If the cozy views of Carmel-by-the-Sea get too saccharine for your taste, head four miles south to witness “the greatest meeting of land and water in the world,” Point Lobos State Reserve, 554 acres of cliffs, meadows, and forest trails and over 700 acres submerged undersea (a scuba diving, snorkeling and kayaking haven, I learned too late).
The quote belongs to Francis McComas, a transplant from Tasmania, who landed in California as a merchant seaman and found success as a landscape painter–the man spoke from experience.
McComas was not the only artistic spirit moved by the place. According to local legend, Robert Louis Stevenson imagined his Treasure Island along these very cliffs, and Robinson Jeffers, California’s great poet, was inspired by the scenery. Jeffers settled in Carmel, built his house from local granite, and named it “Tor” (this looks like a fascinating place to visit).
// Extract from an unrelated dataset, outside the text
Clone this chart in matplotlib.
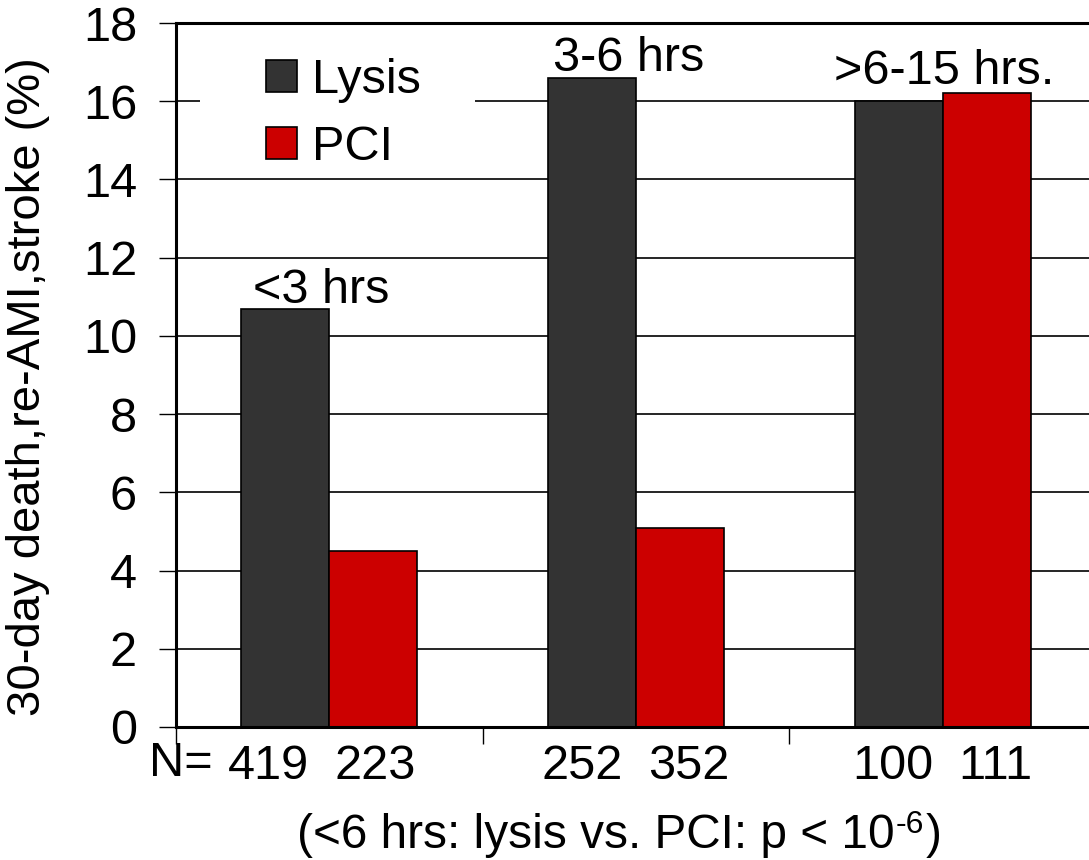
import matplotlib
matplotlib.use("Agg")
import matplotlib.pyplot as plt
from matplotlib.patches import Patch, Rectangle
import numpy as np

plt.rcParams['font.family'] = ['Liberation Sans', 'DejaVu Sans']

groups = ['<3 hrs', '3-6 hrs', '>6-15 hrs.']
lysis = [10.7, 16.6, 16.0]
pci = [4.5, 5.1, 16.2]
n_lysis = [419, 252, 100]
n_pci = [223, 352, 111]
series_names = ['Lysis', 'PCI']
colors = ['#333333', '#CC0000']
yticks = [0, 2, 4, 6, 8, 10, 12, 14, 16, 18]
note_main = '(<6 hrs: lysis vs. PCI: p < 10'
note_exp = '-6'
note_end = ')'

FS = 35
FS_NOTE = 34.4
W, H = 1089, 860
fig = plt.figure(figsize=(W / 100, H / 100), dpi=100)
ax = fig.add_axes([176 / W, (H - 727) / H, (1096 - 176) / W, (727 - 23) / H])

x = np.arange(len(groups))
bw = 0.287
ax.bar(x - bw / 2, lysis, bw, color=colors[0], edgecolor='black', linewidth=1.2, zorder=3)
ax.bar(x + bw / 2, pci, bw, color=colors[1], edgecolor='black', linewidth=1.2, zorder=3)

ax.set_xlim(-0.5, len(groups) - 0.5)
ax.set_ylim(0, 18)
ax.set_yticks(yticks)
ax.set_yticklabels([str(v) for v in yticks], fontsize=FS)
ax.set_xticks(np.arange(len(groups) + 1) - 0.5)
ax.set_xticklabels([])
ax.tick_params(axis='y', direction='out', length=12, width=1, pad=16)
ax.tick_params(axis='x', direction='out', length=12, width=1)
for yv in yticks[1:-1]:
    ax.axhline(yv, color='black', linewidth=1.2, zorder=1)
ax.spines['right'].set_visible(False)
for s in ['top', 'left', 'bottom']:
    ax.spines[s].set_linewidth(2.2)
    ax.spines[s].set_zorder(6)

# group labels (above the lysis bar for first two, above tallest for last)
label_refs = [lysis[0], lysis[1], max(lysis[2], pci[2])]
label_offsets = [(-6, 4), (-5, 5), (1, 7)]
for i, g in enumerate(groups):
    ax.annotate(g, (x[i], label_refs[i]), xytext=label_offsets[i], textcoords='offset points',
                ha='center', va='baseline', fontsize=FS)

# N labels
trans = ax.get_xaxis_transform()
n_dx_l = [-12, -7, -4]
n_dx_p = [1, 6, 6]
for i in range(len(groups)):
    ax.annotate(str(n_lysis[i]), (x[i] - bw / 2, 0), xycoords=trans, xytext=(n_dx_l[i], -12),
                textcoords='offset points', ha='center', va='top', fontsize=FS)
    ax.annotate(str(n_pci[i]), (x[i] + bw / 2, 0), xycoords=trans, xytext=(n_dx_p[i], -12),
                textcoords='offset points', ha='center', va='top', fontsize=FS)
fig.text(181 / W, (H - 763) / H, 'N=', ha='center', va='center', fontsize=FS)

ax.set_ylabel('30-day death,re-AMI,stroke (%)', fontsize=34)
ax.yaxis.label.set_va('center')
ax.yaxis.set_label_coords((28 - 176) / 920, (727 - 387) / 704)

# footnote with superscript exponent
t1 = fig.text(297 / W, (H - 848) / H, note_main, ha='left', va='baseline', fontsize=FS_NOTE)
t2 = ax.annotate(note_exp, xy=(1, (H - 833) / H), xycoords=(t1, 'figure fraction'),
                 xytext=(1, 0), textcoords='offset points',
                 ha='left', va='baseline', fontsize=23, annotation_clip=False)
t3 = ax.annotate(note_end, xy=(1, (H - 848) / H), xycoords=(t2, 'figure fraction'),
                 xytext=(1, 0), textcoords='offset points',
                 ha='left', va='baseline', fontsize=FS_NOTE, annotation_clip=False)

# white backing behind legend
ax.add_patch(Rectangle((200 / W, (H - 172) / H), 275 / W, 140 / H, transform=fig.transFigure,
                       facecolor='white', edgecolor='none', zorder=4))
handles = [Patch(facecolor=c, edgecolor='black', linewidth=1.2) for c in colors]
leg = ax.legend(handles, series_names, loc='upper left', bbox_to_anchor=(266 / W, (H - 58) / H),
                bbox_transform=fig.transFigure, fontsize=FS, frameon=False,
                handlelength=0.64, handleheight=0.64, handletextpad=0.3, labelspacing=0.45,
                borderpad=0, borderaxespad=0)
leg.set_zorder(5)

fig.savefig('out.png', dpi=100)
Point Lobos is prominent in “Jeffers Country,” and there is an online field guide to the Reserve, tracing the “geologic features that represent the bedrock to Tor House and Jeffers poetry.” It suggests specific Jeffers poems as an accompaniment to the park’s most prominent landmarks and formations. I will have to read up next time I come.
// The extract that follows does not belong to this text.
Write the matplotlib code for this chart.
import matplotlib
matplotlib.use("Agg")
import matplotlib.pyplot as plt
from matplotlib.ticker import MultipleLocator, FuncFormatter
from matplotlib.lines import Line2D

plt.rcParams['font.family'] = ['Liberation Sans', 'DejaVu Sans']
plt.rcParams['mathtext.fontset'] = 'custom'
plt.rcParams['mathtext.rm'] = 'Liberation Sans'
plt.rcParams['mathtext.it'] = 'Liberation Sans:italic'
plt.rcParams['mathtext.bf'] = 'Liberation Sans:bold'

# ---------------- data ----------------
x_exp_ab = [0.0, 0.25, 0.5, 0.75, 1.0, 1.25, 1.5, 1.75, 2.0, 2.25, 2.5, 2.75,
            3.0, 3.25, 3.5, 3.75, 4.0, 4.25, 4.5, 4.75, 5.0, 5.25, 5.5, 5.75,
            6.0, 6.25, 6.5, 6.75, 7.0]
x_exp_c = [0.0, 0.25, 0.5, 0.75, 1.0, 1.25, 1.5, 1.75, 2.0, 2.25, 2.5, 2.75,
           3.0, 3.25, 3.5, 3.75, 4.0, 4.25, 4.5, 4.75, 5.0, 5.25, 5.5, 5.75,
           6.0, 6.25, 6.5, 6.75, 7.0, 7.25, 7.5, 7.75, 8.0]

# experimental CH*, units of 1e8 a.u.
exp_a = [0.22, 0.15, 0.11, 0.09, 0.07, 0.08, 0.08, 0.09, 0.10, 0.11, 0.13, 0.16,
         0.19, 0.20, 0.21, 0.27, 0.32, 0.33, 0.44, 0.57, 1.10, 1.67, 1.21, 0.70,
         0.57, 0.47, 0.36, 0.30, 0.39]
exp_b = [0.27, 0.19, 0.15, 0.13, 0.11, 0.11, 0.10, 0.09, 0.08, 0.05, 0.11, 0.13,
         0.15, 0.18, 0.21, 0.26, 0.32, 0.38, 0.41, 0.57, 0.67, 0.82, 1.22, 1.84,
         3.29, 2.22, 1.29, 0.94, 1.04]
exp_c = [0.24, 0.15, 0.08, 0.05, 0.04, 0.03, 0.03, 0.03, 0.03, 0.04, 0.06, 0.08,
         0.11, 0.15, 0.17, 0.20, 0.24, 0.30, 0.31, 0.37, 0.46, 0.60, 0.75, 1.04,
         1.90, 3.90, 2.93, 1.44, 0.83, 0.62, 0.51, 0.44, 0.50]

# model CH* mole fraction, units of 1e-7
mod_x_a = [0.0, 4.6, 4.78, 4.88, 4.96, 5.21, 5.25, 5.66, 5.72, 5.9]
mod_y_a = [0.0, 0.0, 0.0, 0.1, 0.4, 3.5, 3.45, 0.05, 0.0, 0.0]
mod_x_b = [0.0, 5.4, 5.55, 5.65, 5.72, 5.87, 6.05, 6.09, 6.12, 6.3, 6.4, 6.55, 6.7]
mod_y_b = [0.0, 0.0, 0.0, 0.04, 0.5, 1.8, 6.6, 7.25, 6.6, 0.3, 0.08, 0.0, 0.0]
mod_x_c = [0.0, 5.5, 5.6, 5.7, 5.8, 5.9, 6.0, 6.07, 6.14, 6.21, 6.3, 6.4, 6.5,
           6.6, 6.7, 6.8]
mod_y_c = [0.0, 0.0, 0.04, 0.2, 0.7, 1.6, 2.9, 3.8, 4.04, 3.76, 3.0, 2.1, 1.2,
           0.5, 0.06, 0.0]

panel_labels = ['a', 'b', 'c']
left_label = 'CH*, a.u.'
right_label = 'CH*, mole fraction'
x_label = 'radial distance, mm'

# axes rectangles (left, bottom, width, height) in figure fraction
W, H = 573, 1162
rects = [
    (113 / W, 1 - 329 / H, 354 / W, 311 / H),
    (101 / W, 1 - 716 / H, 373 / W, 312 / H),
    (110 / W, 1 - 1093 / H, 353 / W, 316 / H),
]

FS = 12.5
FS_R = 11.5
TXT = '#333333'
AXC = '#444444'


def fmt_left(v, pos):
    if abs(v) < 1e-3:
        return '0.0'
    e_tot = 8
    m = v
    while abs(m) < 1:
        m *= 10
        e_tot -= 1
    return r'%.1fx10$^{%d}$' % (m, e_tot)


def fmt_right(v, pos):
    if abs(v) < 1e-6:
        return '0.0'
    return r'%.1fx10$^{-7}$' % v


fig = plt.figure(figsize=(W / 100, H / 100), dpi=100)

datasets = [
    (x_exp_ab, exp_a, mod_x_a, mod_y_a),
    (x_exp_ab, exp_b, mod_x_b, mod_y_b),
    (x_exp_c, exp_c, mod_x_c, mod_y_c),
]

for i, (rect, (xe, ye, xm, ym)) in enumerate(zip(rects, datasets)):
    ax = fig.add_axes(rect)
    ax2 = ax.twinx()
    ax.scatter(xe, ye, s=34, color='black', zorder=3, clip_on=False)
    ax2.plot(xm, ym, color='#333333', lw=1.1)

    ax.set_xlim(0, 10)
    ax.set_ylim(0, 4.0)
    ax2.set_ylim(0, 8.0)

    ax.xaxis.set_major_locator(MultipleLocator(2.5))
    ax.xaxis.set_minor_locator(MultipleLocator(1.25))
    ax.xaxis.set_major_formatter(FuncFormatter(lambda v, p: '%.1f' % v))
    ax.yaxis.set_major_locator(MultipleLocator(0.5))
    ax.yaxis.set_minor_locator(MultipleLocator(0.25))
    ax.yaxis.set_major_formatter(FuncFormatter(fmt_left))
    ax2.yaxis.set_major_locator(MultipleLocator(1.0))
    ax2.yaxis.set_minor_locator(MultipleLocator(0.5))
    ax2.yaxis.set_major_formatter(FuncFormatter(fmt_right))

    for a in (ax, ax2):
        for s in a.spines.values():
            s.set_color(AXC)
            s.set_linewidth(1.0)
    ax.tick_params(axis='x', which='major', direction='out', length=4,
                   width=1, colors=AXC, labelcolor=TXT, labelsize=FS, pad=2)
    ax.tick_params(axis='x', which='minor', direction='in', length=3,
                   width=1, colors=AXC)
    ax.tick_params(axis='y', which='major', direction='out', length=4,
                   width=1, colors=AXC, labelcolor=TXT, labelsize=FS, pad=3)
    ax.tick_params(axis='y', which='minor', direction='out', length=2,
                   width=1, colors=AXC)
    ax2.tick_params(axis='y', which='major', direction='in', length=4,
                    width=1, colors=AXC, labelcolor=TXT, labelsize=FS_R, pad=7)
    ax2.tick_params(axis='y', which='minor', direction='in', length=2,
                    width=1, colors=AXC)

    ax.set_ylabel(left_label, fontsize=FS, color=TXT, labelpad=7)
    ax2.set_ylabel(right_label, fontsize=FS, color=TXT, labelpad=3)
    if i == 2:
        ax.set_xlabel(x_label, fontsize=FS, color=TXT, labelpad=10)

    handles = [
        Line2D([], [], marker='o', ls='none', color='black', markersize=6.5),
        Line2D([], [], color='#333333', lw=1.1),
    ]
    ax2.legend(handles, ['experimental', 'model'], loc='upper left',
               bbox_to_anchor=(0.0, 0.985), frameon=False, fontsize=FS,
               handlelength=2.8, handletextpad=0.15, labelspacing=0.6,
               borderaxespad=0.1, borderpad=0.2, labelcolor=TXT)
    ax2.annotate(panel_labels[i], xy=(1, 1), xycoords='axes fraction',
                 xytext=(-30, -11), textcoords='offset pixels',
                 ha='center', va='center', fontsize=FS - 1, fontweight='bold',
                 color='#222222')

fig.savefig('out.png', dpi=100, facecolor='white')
Poetry aside, even on a monotonous grey day, the views were stunning: the cliffs, the trees, tortured by winds and the salty air (don’t miss the Cypress Grove Trail, one of only two wild Monterey cypress groves remaining in the world and the reason for this Reserve’s formation), the waves, and the great sky overhead–yes, drama was in the air.
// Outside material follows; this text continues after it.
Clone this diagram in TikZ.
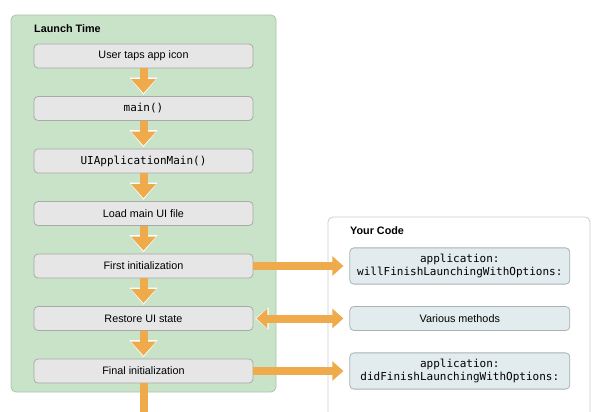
\documentclass[tikz,border=0pt]{standalone}
\usepackage{fontspec}
\setmainfont{Liberation Sans}
\setmonofont{DejaVu Sans Mono}
\usetikzlibrary{positioning,arrows.meta}
\definecolor{launchgreen}{HTML}{C9E3C9}
\definecolor{launchedge}{HTML}{A9C6A9}
\definecolor{stepgray}{HTML}{E6E6E6}
\definecolor{stepedge}{HTML}{A9A9A9}
\definecolor{codeblue}{HTML}{E2EBEE}
\definecolor{codeedge}{HTML}{A8B3B6}
\definecolor{floworange}{HTML}{EFAA4B}

\begin{document}
\begin{tikzpicture}[x=1pt,y=-1pt,
				stepbox/.style={draw=stepedge,fill=stepgray,rounded corners=4pt,line width=0.8pt,
					minimum width=219pt,minimum height=24pt,inner sep=0pt,
					font=\fontsize{10.8}{13}\selectfont},
				codebox/.style={draw=codeedge,fill=codeblue,rounded corners=4pt,line width=0.8pt,
					minimum width=220pt,minimum height=24pt,inner ysep=6pt,align=center,
					font=\fontsize{10.8}{13}\selectfont},
				codetext/.style={font=\fontsize{11}{13.5}\ttfamily},
				title/.style={anchor=west,inner sep=0pt,font=\fontsize{10.8}{13}\selectfont\bfseries},
				flow/.style={floworange,line width=8pt,shorten >=3pt,
					-{Triangle[length=14pt,width=24pt]},
					preaction={draw=white,line width=1pt,shorten >=1.5pt,-{Triangle[length=17pt,width=28pt]}}},
				across/.style={floworange,line width=8pt,shorten >=6pt,
					-{Triangle[length=11pt,width=19pt]},
					preaction={draw=white,line width=1pt,shorten >=4.8pt,-{Triangle[length=13.5pt,width=22pt]}}},
				both/.style={floworange,line width=8pt,shorten >=6pt,shorten <=3pt,
					{Triangle[length=11pt,width=19pt]}-{Triangle[length=11pt,width=19pt]},
					preaction={draw=white,line width=1pt,shorten >=4.8pt,shorten <=1.8pt,
						{Triangle[length=13.5pt,width=22pt]}-{Triangle[length=13.5pt,width=22pt]}}}]
				\useasboundingbox (0,0) rectangle (608,412);
				
				% frames
				\draw[launchedge,fill=launchgreen,rounded corners=5pt,line width=0.8pt] (11,15) rectangle (276,392);
				\draw[black!20,rounded corners=5pt,line width=0.8pt] (328,414) -- (328,217) -- (590,217) -- (590,414);
				\node (launch) [title] at (34,29)  {Launch Time};
				\node (yours)  [title] at (350,231) {Your Code};
				
				\node (tap)     [stepbox] at (143.5,56)       {User taps app icon};
				\node (main)    [stepbox,below=27.7pt of tap]  {\texttt{\fontsize{11}{13}\selectfont main()}};
				\node (uimain)  [stepbox,below=27.7pt of main] {\texttt{\fontsize{11}{13}\selectfont UIApplicationMain()}};
				\node (load)    [stepbox,below=27.7pt of uimain] {Load main UI file};
				\node (first)   [stepbox,below=27.7pt of load] {First initialization};
				\node (restore) [stepbox,below=27.7pt of first] {Restore UI state};
				\node (final)   [stepbox,below=27.7pt of restore] {Final initialization};
				\coordinate (exit) at (143.5,414);
				
				\node (will)    [codebox,codetext,right=96pt of first]   {application:\\willFinishLaunchingWithOptions:};
				\node (various) [codebox,right=96pt of restore]          {Various methods};
				\node (did)     [codebox,codetext,right=96pt of final]   {application:\\didFinishLaunchingWithOptions:};
				
				\draw[flow] (tap) -- (main);
				\draw[flow] (main) -- (uimain);
				\draw[flow] (uimain) -- (load);
				\draw[flow] (load) -- (first);
				\draw[flow] (first) -- (restore);
				\draw[flow] (restore) -- (final);
				\draw[floworange,line width=8pt] (final) -- (exit);
				
				\draw[across] (first) -- (will);
				\draw[both]   (restore) -- (various);
				\draw[across] (final) -- (did);
			\end{tikzpicture}
\end{document}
Wildlife in Point Lobos is abundant. Spanish sailors named this land Punta de los Lobos Marinos, the Point of Sea Wolves, after the haunting barks of the California sea lions, still seen (and heard) on cliffs along the Sea Lion Point and Sand Hill Trail. Harbor seals, southern sea otters, and whales are a regular presence. We just missed two of the year’s highlights: seal pups being born along the shoreline rocks and gray whale mothers migrating close to shore with their calves in April and May (the Cypress Grove Trail, we were told, is the best spot for whale watching, December to May–bring binoculars).
Year-round, birds are everywhere. We saw western gulls glide majestically overhead, black-crowned night herons perch on boulders (in spring, watch for fledglings on Pelican Point), great blue herons inspect gnarled pines (March to June, they nest in pines along Coal Chute Point), black oystercatchers wade in low tide, and garrulous colonies of Brandt’s cormorants claim Bird Island. In mid-June, brown pelicans return for the season, alone a reason to visit again and again.
I’d like to spend a day or several along the Reserve’s trails, breathing in the ocean air, listening to the calls of birds and mammals, watching the fog coat the hills and the trees–then lift.
We lingered for as long as we could, but the hazy, moody morning flew by, and our afternoon plans called us 90 miles north toward San Jose and what turned out to be another memorable visit, the University of California’s Lick Observatory.